For first-home buyers, simplicity often matters as much as flexibility. Clear fees, manageable repayments, offset access, and the ability to make extra repayments can be more valuable than a complicated package with features that are unlikely to be used.

For refinancers, the focus is often on improving the structure of an existing loan. That might mean securing a better rate, but it could also mean adding offset, consolidating debts more effectively, or moving to a lender with more flexible policies.

For investors, loan structure becomes even more important. Features like interest-only options, multiple offsets, and the ability to keep lending separated correctly can make a significant difference to cash flow and future strategy. In these cases, the cheapest loan is not always the most useful loan.

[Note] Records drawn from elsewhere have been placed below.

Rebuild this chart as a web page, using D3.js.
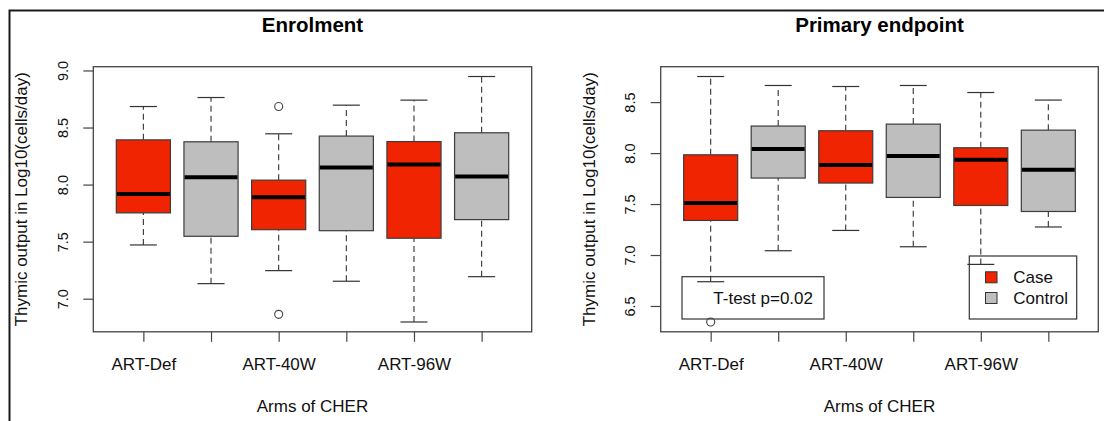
<!DOCTYPE html>
<html>
<head>
<meta charset="utf-8">
<script src="https://cdn.jsdelivr.net/npm/d3@7"></script>
<style>
  html, body { margin: 0; padding: 0; background: #fff; }
  svg { display: block; font-family: "Liberation Sans", Arial, sans-serif; }
</style>
</head>
<body>
<svg id="chart" width="1104" height="421"></svg>
<script>
// Categories
const arms = ["ART-Def", "ART-40W", "ART-96W"];
const groups = ["Case", "Control"];
const tickLabels = ["ART-Def", "", "ART-40W", "", "ART-96W", ""];

// Enrolment: box statistics, one entry per box (Case/Control for each arm)
const enrolLow  = [7.471, 7.132, 7.246, 7.153, 6.796, 7.193];
const enrolQ1   = [7.752, 7.547, 7.605, 7.596, 7.530, 7.693];
const enrolMed  = [7.918, 8.065, 7.889, 8.149, 8.175, 8.070];
const enrolQ3   = [8.392, 8.375, 8.039, 8.425, 8.377, 8.454];
const enrolHigh = [8.684, 8.763, 8.445, 8.696, 8.740, 8.947];
const enrolOut  = [[], [], [8.684, 6.863], [], [], []];
const enrolTicks = [7.0, 7.5, 8.0, 8.5, 9.0];

// Primary endpoint: box statistics
const primLow  = [6.738, 7.042, 7.241, 7.081, 6.908, 7.275];
const primQ1   = [7.339, 7.755, 7.706, 7.565, 7.486, 7.427];
const primMed  = [7.510, 8.039, 7.882, 7.971, 7.934, 7.836];
const primQ3   = [7.983, 8.265, 8.219, 8.284, 8.052, 8.225];
const primHigh = [8.751, 8.663, 8.653, 8.663, 8.594, 8.520];
const primOut  = [[6.343], [], [], [], [], []];
const primTicks = [6.5, 7.0, 7.5, 8.0, 8.5];

const testLabel = "T-test p=0.02";

const groupColor = { Case: "#f02400", Control: "#bebebe" };
const boxStroke = "#3c3c3c";

const svg = d3.select("#chart");

// outer frame (top and left edges)
svg.append("path")
  .attr("d", "M9.5,421V10.5H1104")
  .attr("fill", "none")
  .attr("stroke", "#1a1a1a")
  .attr("stroke-width", 2);

function buildBoxes(low, q1, med, q3, high, out) {
  return low.map((_, i) => ({
    pos: i + 1,
    arm: arms[Math.floor(i / 2)],
    group: groups[i % 2],
    low: low[i], q1: q1[i], med: med[i], q3: q3[i], high: high[i],
    out: out[i]
  }));
}

function drawPanel(cfg) {
  const { left, right, top, bottom, title, boxes, ticks } = cfg;
  const g = svg.append("g");

  // x domain: positions 0.5..6.5 widened by 4%, as base graphics does
  const n = boxes.length;
  const xPad = n * 0.04;
  const x = d3.scaleLinear().domain([0.5 - xPad, n + 0.5 + xPad]).range([left, right]);

  const allVals = boxes.flatMap(b => [b.low, b.high, ...b.out]);
  const [vMin, vMax] = d3.extent(allVals);
  const yPad = (vMax - vMin) * 0.04;
  const y = d3.scaleLinear().domain([vMin - yPad, vMax + yPad]).range([bottom, top]);

  const unit = x(2) - x(1);
  const boxW = unit * 0.8;
  const capW = boxW * 0.5;

  // whiskers (dashed)
  const wh = g.append("g").attr("stroke", "#333").attr("stroke-width", 1.1)
    .attr("stroke-dasharray", "6,4").attr("fill", "none");
  boxes.forEach(b => {
    wh.append("line").attr("x1", x(b.pos)).attr("x2", x(b.pos))
      .attr("y1", y(b.low)).attr("y2", y(b.q1));
    wh.append("line").attr("x1", x(b.pos)).attr("x2", x(b.pos))
      .attr("y1", y(b.q3)).attr("y2", y(b.high));
  });

  // whisker caps
  const caps = g.append("g").attr("stroke", "#333").attr("stroke-width", 1.2);
  boxes.forEach(b => {
    [b.low, b.high].forEach(v => {
      caps.append("line")
        .attr("x1", x(b.pos) - capW / 2).attr("x2", x(b.pos) + capW / 2)
        .attr("y1", y(v)).attr("y2", y(v));
    });
  });

  // boxes
  g.selectAll("rect.box").data(boxes).join("rect")
    .attr("class", "box")
    .attr("x", d => x(d.pos) - boxW / 2)
    .attr("width", boxW)
    .attr("y", d => y(d.q3))
    .attr("height", d => y(d.q1) - y(d.q3))
    .attr("fill", d => groupColor[d.group])
    .attr("stroke", boxStroke)
    .attr("stroke-width", 1.2);

  // medians
  g.selectAll("line.med").data(boxes).join("line")
    .attr("class", "med")
    .attr("x1", d => x(d.pos) - boxW / 2 + 0.6)
    .attr("x2", d => x(d.pos) + boxW / 2 - 0.6)
    .attr("y1", d => y(d.med)).attr("y2", d => y(d.med))
    .attr("stroke", "#000").attr("stroke-width", 4);

  // outliers
  boxes.forEach(b => {
    b.out.forEach(v => {
      g.append("circle").attr("cx", x(b.pos)).attr("cy", y(v)).attr("r", 4)
        .attr("fill", "none").attr("stroke", "#444").attr("stroke-width", 1.1);
    });
  });

  // plot frame
  g.append("rect")
    .attr("x", left).attr("y", top)
    .attr("width", right - left).attr("height", bottom - top)
    .attr("fill", "none").attr("stroke", "#444").attr("stroke-width", 1.3);

  // y axis
  const yAxis = g.append("g").attr("transform", `translate(${left},0)`)
    .call(d3.axisLeft(y).tickValues(ticks).tickFormat(d3.format(".1f")).tickSize(10));
  yAxis.select(".domain").remove();
  yAxis.selectAll(".tick line").attr("stroke", "#444").attr("stroke-width", 1.2);
  yAxis.selectAll(".tick text")
    .attr("x", 0).attr("dy", "0.36em")
    .attr("transform", "translate(-31,0) rotate(-90)")
    .attr("text-anchor", "middle")
    .attr("fill", "#111")
    .style("font-size", "14.5px");

  // x axis
  const xAxis = g.append("g").attr("transform", `translate(0,${bottom})`)
    .call(d3.axisBottom(x).tickValues(boxes.map(b => b.pos))
      .tickFormat((d, i) => tickLabels[i]).tickSize(10).tickPadding(16));
  xAxis.select(".domain").remove();
  xAxis.selectAll(".tick line").attr("stroke", "#444").attr("stroke-width", 1.2);
  xAxis.selectAll(".tick text").attr("fill", "#111").style("font-size", "17px");

  // titles
  g.append("text").attr("x", (left + right) / 2).attr("y", 32)
    .attr("text-anchor", "middle").style("font-size", "20.5px").style("font-weight", "bold")
    .attr("fill", "#000").text(title);
  g.append("text").attr("x", (left + right) / 2).attr("y", 411.5)
    .attr("text-anchor", "middle").style("font-size", "17px").attr("fill", "#111")
    .text("Arms of CHER");
  g.append("text")
    .attr("transform", `translate(${left - 66},${(top + bottom) / 2}) rotate(-90)`)
    .attr("text-anchor", "middle").style("font-size", "17px").attr("fill", "#111")
    .text("Thymic output in Log10(cells/day)");

  return { g, x, y };
}

const p1 = drawPanel({
  left: 93.3, right: 531.7, top: 66.7, bottom: 331.8,
  title: "Enrolment",
  boxes: buildBoxes(enrolLow, enrolQ1, enrolMed, enrolQ3, enrolHigh, enrolOut),
  ticks: enrolTicks
});

const p2 = drawPanel({
  left: 660.7, right: 1098.3, top: 66.7, bottom: 331.8,
  title: "Primary endpoint",
  boxes: buildBoxes(primLow, primQ1, primMed, primQ3, primHigh, primOut),
  ticks: primTicks
});

// test annotation box
const tBox = p2.g.append("g");
tBox.append("rect").attr("x", 682).attr("y", 276.7).attr("width", 142).attr("height", 42.3)
  .attr("fill", "none").attr("stroke", "#333").attr("stroke-width", 1.2);
tBox.append("text").attr("x", 713.3).attr("y", 304.4)
  .style("font-size", "17px").attr("fill", "#111").text(testLabel);

// legend
const leg = p2.g.append("g");
leg.append("rect").attr("x", 969.3).attr("y", 256).attr("width", 107.4).attr("height", 63)
  .attr("fill", "none").attr("stroke", "#333").attr("stroke-width", 1.2);
groups.forEach((grp, i) => {
  const cy = 277.3 + i * 20.7;
  leg.append("rect").attr("x", 985.5).attr("y", cy - 5.5).attr("width", 11.5).attr("height", 11)
    .attr("fill", groupColor[grp]).attr("stroke", "#333").attr("stroke-width", 1);
  leg.append("text").attr("x", 1013.3).attr("y", cy).attr("dy", "0.36em")
    .style("font-size", "17px").attr("fill", "#111").text(grp);
});
</script>
</body>
</html>
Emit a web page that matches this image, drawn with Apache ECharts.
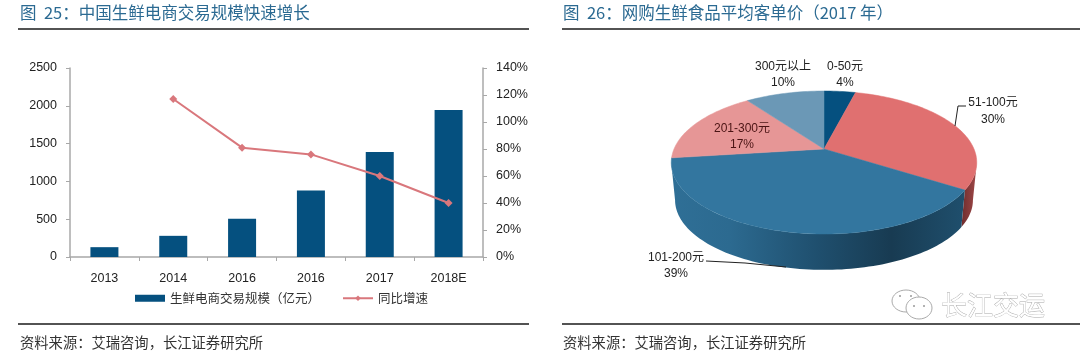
<!DOCTYPE html>
<html><head><meta charset="utf-8">
<style>html,body{margin:0;padding:0;background:#fff}#c{width:1080px;height:351px}</style>
<script src="https://cdn.jsdelivr.net/npm/echarts@6/dist/echarts.min.js"></script>
</head><body><div id="c"></div>
<script>
const years = ['2013','2014','2016','2016','2017','2018E'];
const scaleValues = [130,280,505,880,1390,1945];
const growthValues = [null,117,81,76,60,40];
const barName = '生鲜电商交易规模（亿元）';
const lineName = '同比增速';
const priceNames = ['0-50元','51-100元','101-200元','201-300元','300元以上'];
const priceShares = [4,30,39,17,10];
const priceColors = ['#05507f','#e07070','#33769f','#e69696','#6b98b6'];
const FONT = '"Liberation Sans","Noto Sans CJK SC",sans-serif';
const CJK = '"Noto Sans CJK SC",sans-serif';
const TITLE = '#2b6a92';

/* oblique projection of the pie disc */
const P = {cx:824, cy:149, R:150, Rv:68.95, k:0.1888, depth:38, shrink:0.975};
function proj(deg, lower){
  const a = deg*Math.PI/180, X = Math.sin(a), Y = -Math.cos(a), w = 1-P.k*Y;
  const s = lower ? P.shrink : 1;
  return [P.cx + s*P.R*X/w, P.cy + (lower?P.depth:0) + s*P.Rv*Y/w];
}
function arc(a0,a1,lower){
  const pts=[], n=Math.max(2,Math.ceil(Math.abs(a1-a0)/1.5));
  for(let i=0;i<=n;i++) pts.push(proj(a0+(a1-a0)*i/n,lower));
  return pts;
}
const labelSpots = [
  {x:845,y:74.5,c:'#222'},{x:993,y:111,c:'#222',line:[[966,106],[958,106],[955,126]]},
  {x:676,y:265.5,c:'#222',line:[[706,261],[745,263],[786,267]]},
  {x:742,y:136.5,c:'#4a1414'},{x:783,y:74.5,c:'#222'}
];
const sideFill = {
  1:{range:[101,122.4],stops:[[0,'#a04848'],[1,'#6e2d2d']]},
  2:{range:[122.4,259],stops:[[0,'#1f4f6d'],[0.25,'#183b52'],[0.5,'#1f4f6e'],[0.8,'#2c6a90'],[1,'#2f6f96']]}
};
function renderSlice(params, api){
  const i = params.dataIndex;
  const before = priceShares.slice(0,i).reduce((a,b)=>a+b,0);
  const a0 = before*3.6, a1 = (before+api.value(0))*3.6;
  const kids = [];
  const sf = sideFill[i];
  if(sf){
    const top = arc(sf.range[0],sf.range[1],false), low = arc(sf.range[1],sf.range[0],true);
    kids.push({type:'polygon',shape:{points:top.concat(low)},style:{
      fill:new echarts.graphic.LinearGradient(1,0,0,0,sf.stops.map(s=>({offset:s[0],color:s[1]})))}});
  }
  kids.push({type:'polygon',shape:{points:[[P.cx,P.cy]].concat(arc(a0,a1,false))},
    style:{fill:priceColors[i],stroke:priceColors[i],lineWidth:0.5}});
  return {type:'group',children:kids};
}
function renderLabel(params, api){
  const i = params.dataIndex, s = labelSpots[i], kids=[];
  if(s.line) kids.push({type:'polyline',shape:{points:s.line},style:{stroke:'#222',lineWidth:1,fill:null}});
  kids.push({type:'text',style:{x:s.x,y:s.y,text:priceNames[i]+'\n'+api.value(0)+'%',
    align:'center',verticalAlign:'middle',fill:s.c,font:'12px '+FONT,lineHeight:16.5}});
  return {type:'group',children:kids};
}
const pieData = priceNames.map((n,i)=>({name:n,value:priceShares[i]}));
const rule = (x1,x2,y)=>({type:'line',shape:{x1,y1:y,x2,y2:y},style:{stroke:'#1a1a1a',lineWidth:1.5},silent:true});
const wmText = {type:'text',style:{x:941,y:305,text:'长江交运',font:'26px '+CJK,fill:'#fff',stroke:'#a8a8a8',lineWidth:0.8,verticalAlign:'middle'}};
const bub = (cx,cy,rx,ry)=>({type:'ellipse',shape:{cx,cy,rx,ry},style:{fill:'#fff',stroke:'#aaa',lineWidth:1}});
const dot = (cx,cy)=>({type:'circle',shape:{cx,cy,r:1},style:{fill:'#999'}});
const plain = v => String(v);

const chart = echarts.init(document.getElementById('c'),null,{renderer:'canvas'});
chart.setOption({
  animation:false,
  backgroundColor:'#fff',
  title:[
    {text:'图  25：中国生鲜电商交易规模快速增长',left:20,top:4,padding:0,textStyle:{color:TITLE,fontSize:16.5,fontWeight:'normal',fontFamily:CJK}},
    {text:'图  26：网购生鲜食品平均客单价（2017 年）',left:563,top:4,padding:0,textStyle:{color:TITLE,fontSize:16.5,fontWeight:'normal',fontFamily:CJK}},
    {text:'资料来源：艾瑞咨询，长江证券研究所',left:20,top:335,padding:0,textStyle:{color:'#333',fontSize:14.3,fontWeight:'normal',fontFamily:CJK}},
    {text:'资料来源：艾瑞咨询，长江证券研究所',left:563,top:335,padding:0,textStyle:{color:'#333',fontSize:14.3,fontWeight:'normal',fontFamily:CJK}}
  ],
  legend:{left:130,top:287,itemWidth:30,itemHeight:7,itemGap:22,selectedMode:false,
    data:[{name:barName,icon:'rect'},{name:lineName}],
    textStyle:{fontFamily:CJK,fontSize:12.5,color:'#333',padding:[5,0,0,0]}},
  grid:{left:70,right:597,top:68,height:189,containLabel:false},
  xAxis:{type:'category',data:years,
    axisLine:{lineStyle:{color:'#a8a8a8',width:1.5}},
    axisTick:{show:true,length:4,alignWithLabel:false,lineStyle:{color:'#a8a8a8'}},
    axisLabel:{color:'#222',fontFamily:FONT,fontSize:12.5,margin:15,interval:0}},
  yAxis:[
    {type:'value',min:0,max:2500,interval:500,splitLine:{show:false},
     axisLine:{show:true,lineStyle:{color:'#a8a8a8',width:1.5}},
     axisTick:{show:true,length:4,lineStyle:{color:'#a8a8a8'}},
     axisLabel:{color:'#222',fontFamily:FONT,fontSize:12.5,margin:13,formatter:plain}},
    {type:'value',min:0,max:140,interval:20,position:'right',splitLine:{show:false},
     axisLine:{show:true,lineStyle:{color:'#a8a8a8',width:1.5}},
     axisTick:{show:true,length:4,lineStyle:{color:'#a8a8a8'}},
     axisLabel:{color:'#222',fontFamily:FONT,fontSize:12.5,margin:13,formatter:'{value}%'}}
  ],
  series:[
    {name:barName,type:'bar',data:scaleValues,barWidth:28,itemStyle:{color:'#05507f'}},
    {name:lineName,type:'line',yAxisIndex:1,data:growthValues,symbol:'diamond',symbolSize:8,
     connectNulls:false,lineStyle:{color:'#d9777c',width:2},itemStyle:{color:'#d9777c'}},
    {type:'custom',coordinateSystem:'none',data:pieData,renderItem:renderSlice,silent:true,z:3,
     encode:{value:'value'}},
    {type:'custom',coordinateSystem:'none',data:pieData,renderItem:renderLabel,silent:true,z:4,
     encode:{value:'value'}}
  ],
  graphic:[
    rule(18,529,29),rule(18,529,324),rule(562,1080,29),rule(562,1080,324),
    bub(906,301,14,11),bub(919,308,13,11),dot(900,296),dot(911,296),dot(914,306),dot(924,306),
    wmText
  ]
});
</script></body></html>
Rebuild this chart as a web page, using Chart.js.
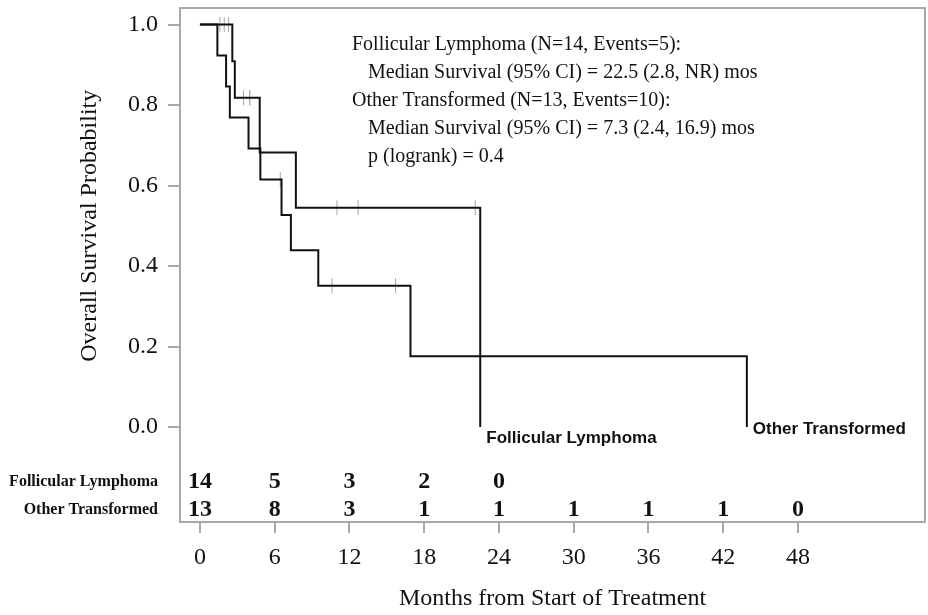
<!DOCTYPE html>
<html>
<head>
<meta charset="utf-8">
<script src="https://cdn.jsdelivr.net/npm/chart.js@4/dist/chart.umd.min.js"></script>
<style>
  body { margin: 0; background: #fff; }
  #wrap { width: 928px; height: 615px; }
</style>
</head>
<body>
<div id="wrap"><canvas id="km" width="928" height="615"></canvas></div>
<script>
// Kaplan-Meier: step times (months) and survival after each step
var flTimes = [0, 2.6, 2.8, 4.8, 7.7, 22.5];
var flSurv  = [1, 0.909, 0.818, 0.682, 0.545, 0];
var flCensor = [1.6, 1.95, 2.3, 3.5, 4.0, 4.0, 11.0, 12.7, 22.1];

var otTimes = [0, 1.4, 2.1, 2.4, 3.9, 4.85, 6.55, 7.3, 9.5, 16.9, 43.9];
var otSurv  = [1, 0.923, 0.846, 0.769, 0.692, 0.615, 0.527, 0.439, 0.351, 0.176, 0];
var otCensor = [6.45, 10.6, 15.7];

// numbers at risk
var riskMonths = [0, 6, 12, 18, 24, 30, 36, 42, 48];
var flAtRisk = [14, 5, 3, 2, 0];
var otAtRisk = [13, 8, 3, 1, 1, 1, 1, 1, 0];

var yTicks = [0, 0.2, 0.4, 0.6, 0.8, 1.0];

var statLines = [
  "Follicular Lymphoma (N=14, Events=5):",
  "  Median Survival (95% CI) = 22.5 (2.8, NR) mos",
  "Other Transformed (N=13, Events=10):",
  "  Median Survival (95% CI) = 7.3 (2.4, 16.9) mos",
  "  p (logrank) = 0.4"
];

var SERIF = "'Liberation Serif', 'Times New Roman', serif";
var SANS = "'Liberation Sans', Arial, sans-serif";
var GRAY = "#a8a8a8";

function stepPoints(times, surv) {
  var pts = [{x: times[0], y: surv[0]}];
  for (var i = 1; i < times.length; i++) {
    pts.push({x: times[i], y: surv[i - 1]});
    pts.push({x: times[i], y: surv[i]});
  }
  return pts;
}

function survAt(times, surv, t) {
  var s = surv[0];
  for (var i = 0; i < times.length; i++) if (times[i] <= t) s = surv[i];
  return s;
}

function censorPoints(cens, times, surv) {
  return cens.map(function (t) { return {x: t, y: survAt(times, surv, t)}; });
}

var extras = {
  id: "kmExtras",
  beforeDatasetsDraw: function (chart) {
    var a = chart.chartArea, c = chart.ctx;
    c.save();
    c.strokeStyle = GRAY;
    c.lineWidth = 2;
    c.strokeRect(a.left, a.top, a.right - a.left, a.bottom - a.top);
    c.restore();
  },
  afterDraw: function (chart) {
    var c = chart.ctx, xs = chart.scales.x, ys = chart.scales.y;
    c.save();
    c.fillStyle = "#111";
    c.textBaseline = "middle";

    // y axis title, centred on the 0..1 range
    c.save();
    c.translate(90, ys.getPixelForValue(0.5));
    c.rotate(-Math.PI / 2);
    c.textAlign = "center";
    c.font = "24px " + SERIF;
    c.fillText("Overall Survival Probability", 0, 0);
    c.restore();

    // stats block
    c.font = "20px " + SERIF;
    c.textAlign = "left";
    statLines.forEach(function (s, i) {
      var indent = s.indexOf("  ") === 0;
      c.fillText(s.trim(), indent ? 368 : 352, 45 + i * 28);
    });

    // curve end labels
    c.font = "bold 17px " + SANS;
    c.fillText("Follicular Lymphoma", xs.getPixelForValue(flTimes[flTimes.length - 1]) + 6, ys.getPixelForValue(0) + 11);
    c.fillText("Other Transformed", xs.getPixelForValue(otTimes[otTimes.length - 1]) + 6, ys.getPixelForValue(0) + 2);

    // at-risk table
    var row1 = 482, row2 = 510;
    c.font = "bold 16px " + SERIF;
    c.textAlign = "right";
    c.fillText("Follicular Lymphoma", 158, row1);
    c.fillText("Other Transformed", 158, row2);
    c.font = "bold 24px " + SERIF;
    c.textAlign = "center";
    flAtRisk.forEach(function (n, i) { c.fillText(String(n), xs.getPixelForValue(riskMonths[i]), row1); });
    otAtRisk.forEach(function (n, i) { c.fillText(String(n), xs.getPixelForValue(riskMonths[i]), row2); });
    c.restore();
  }
};

var ctx = document.getElementById("km").getContext("2d");
var chart = new Chart(ctx, {
  type: "line",
  data: {
    datasets: [
      {
        label: "Follicular Lymphoma",
        data: stepPoints(flTimes, flSurv),
        borderColor: "#111", borderWidth: 2, pointRadius: 0, tension: 0, order: 0
      },
      {
        label: "Other Transformed",
        data: stepPoints(otTimes, otSurv),
        borderColor: "#111", borderWidth: 2, pointRadius: 0, tension: 0, order: 0
      },
      {
        label: "FL censored",
        data: censorPoints(flCensor, flTimes, flSurv),
        showLine: false, pointStyle: "line", rotation: 90, pointRadius: 7.5,
        pointBorderColor: GRAY, pointBorderWidth: 1, order: 1
      },
      {
        label: "OT censored",
        data: censorPoints(otCensor, otTimes, otSurv),
        showLine: false, pointStyle: "line", rotation: 90, pointRadius: 7.5,
        pointBorderColor: GRAY, pointBorderWidth: 1, order: 1
      }
    ]
  },
  options: {
    responsive: false,
    animation: false,
    events: [],
    layout: { autoPadding: false, padding: { left: 0, top: 8, right: 3, bottom: 0 } },
    plugins: { legend: { display: false }, tooltip: { enabled: false } },
    scales: {
      x: {
        type: "linear",
        min: -1.6, max: 58.2,
        afterBuildTicks: function (s) { s.ticks = riskMonths.map(function (v) { return {value: v}; }); },
        afterFit: function (s) { s.height = 93; s.paddingLeft = 0; s.paddingRight = 0; },
        border: { display: false },
        grid: { drawOnChartArea: false, drawTicks: true, tickLength: 11, color: GRAY, lineWidth: 2 },
        ticks: { color: "#111", padding: 10, maxRotation: 0, font: { family: SERIF, size: 24 } },
        title: {
          display: true, text: "Months from Start of Treatment", color: "#111",
          font: { family: SERIF, size: 24 }, padding: { top: 0, bottom: 2 }
        }
      },
      y: {
        type: "linear",
        min: -0.236, max: 1.041,
        afterBuildTicks: function (s) { s.ticks = yTicks.map(function (v) { return {value: v}; }); },
        afterFit: function (s) { s.width = 180; s.paddingTop = 0; s.paddingBottom = 0; },
        border: { display: false },
        grid: { drawOnChartArea: false, drawTicks: true, tickLength: 12, color: GRAY, lineWidth: 2 },
        ticks: {
          color: "#111", padding: 10, font: { family: SERIF, size: 24 },
          callback: function (v) { return Number(v).toFixed(1); }
        }
      }
    }
  },
  plugins: [extras]
});
</script>
</body>
</html>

How to assess the best home loan features for your situation

A practical way to compare loans is to ask a few simple questions. Will you realistically keep money in an offset account? Are you likely to make regular extra repayments? Do you need flexibility because your income changes month to month? Are you buying a long-term home, or could you move again sooner than expected?

Your answers help narrow the field quickly. A borrower who wants certainty and minimal account management may be better suited to a simpler structure. Someone focused on reducing interest aggressively may gain more from offset and repayment flexibility, even if the fee structure is a little higher.

This is also where broad lender comparison becomes useful. One bank’s product range only shows you that bank’s idea of a good loan. Looking across a larger panel gives you a better chance of matching features to your actual goals rather than settling for the closest fit.

At Aspire Mortgage Services, this is often where borrowers gain clarity. Once the features are matched to the way a client earns, spends, saves and plans, the decision becomes much easier to make with confidence.

A home loan should support your life, not complicate it. The best feature is rarely the one that sounds impressive in an ad. It is the one you will genuinely use, that saves you money or gives you flexibility when it counts.